Other Examples of Biblical Agency
- Deuteronomy 31:3, “YHWH your God is the one who will pass before you….Joshua is the one who will pass before you.” (Joshua is treated as YHWH Himself) Joshua 24.1: “Joshua assembled all the tribes [and] they presented themselves before God.”
- Ezekiel 37:24, “My servant David will be king over them. (King David identified with YHWH) And they will all have one shepherd.” Zechariah 14:9, “YHWH shall be king over the entire earth. And on that day He will be one and His name will be one.” Hosea 3:5, “Afterwards, the Israelites will return and seek Yehovah their God and David their king.”
New Testament Christology
In the New Testament, so completely is Jesus identified with His God and Father that the writers can use a so-called YHVH text from the OT and apply it to the Son without confusion. There are many of these well known usages of language that are not referring to some mysterious plurality of persons within the one God of Israel.
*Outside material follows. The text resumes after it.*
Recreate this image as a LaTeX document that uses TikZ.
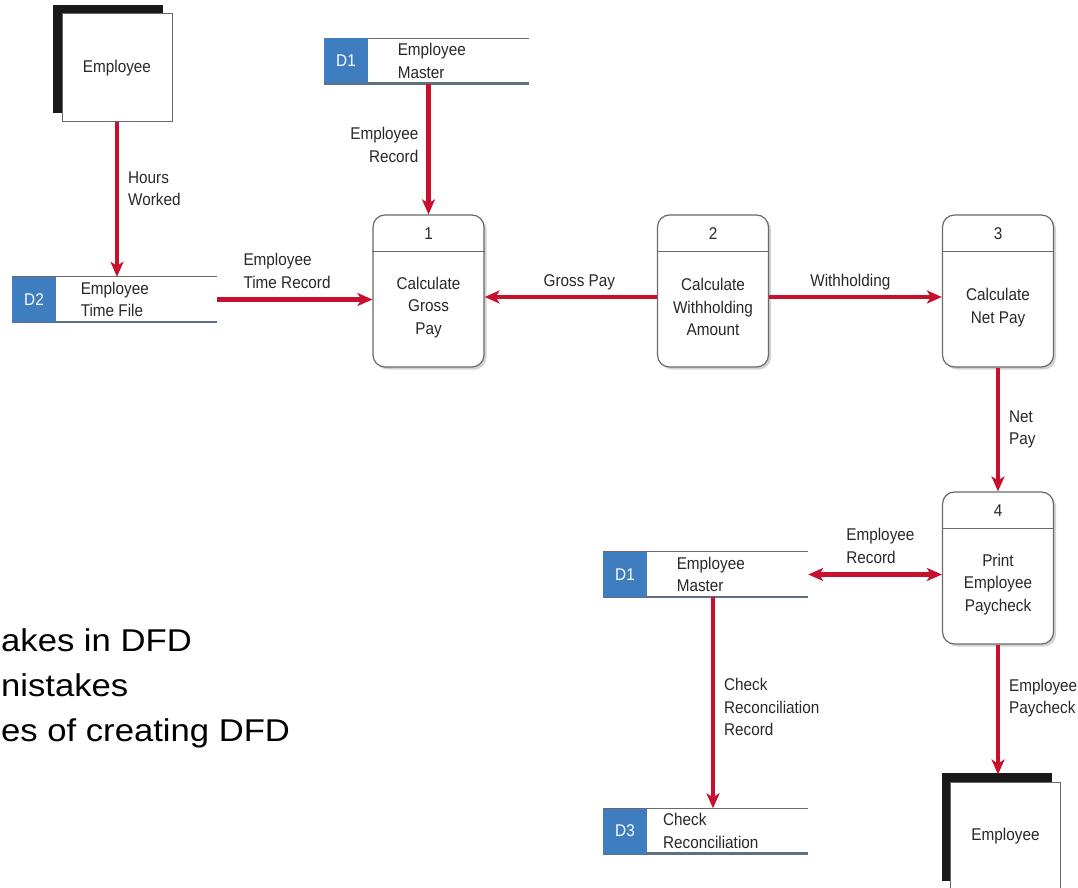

For example Paul quotes Joel 2.32 in Rom. 10.13.
The IVP Bible Background Commentary New Testament, John 5:30.
“Jesus is thus a faithful shaliach, or agent; Jewish law taught that the man’s agent was as a man himself (backed by his full authority), to the extent that the agent faithfully represented him. Moses and the Old Testament prophets were viewed as God’s agents and often spoke for Him in the first person.” Note also that 4 of the 10 plagues performed by Aaron were said to have been performed by God.
Again, “much of the equivalence between Father and Son [in John] is phrased in language that stems from the Jewish concept that the one who is sent (shaliach) is completely the representative of the one who sends him. Because Jesus is an agent who is God’s own Son, John deepens the legal relationship of agent and sender to a relationship of likeness of nature, still not in philosophical terms, however.” And that’s according to the noted Catholic scholar Raymond Brown, The Gospel According to John, p. 632.
Lastly, Peder Borgen another scholar who Brown quotes as the expert on this topic adds: The saying in John 12:44 “He who believes in me, believes not in me but in Him who sent me” is a very close parallel to the saying by the king in a quotation from the Siphre (an ancient rabbinic text) The same idea, that dealing with the agent is the same as dealing with the sender himself, is found in all four gospels. [See Matt. 10:40; Matt. 18 : 5; Mark 9 : 37; Luke 9 : 48 and John 13:20] The essential message is that, “he who receives any one whom I send receives me; he who receives me receives Him who sent me.”
PS: Many students of scripture understand this principle on an intuitive level. This essay by Carlos Xavier helps us see clearly on an intellectual level something we knew in our hearts to be true all along.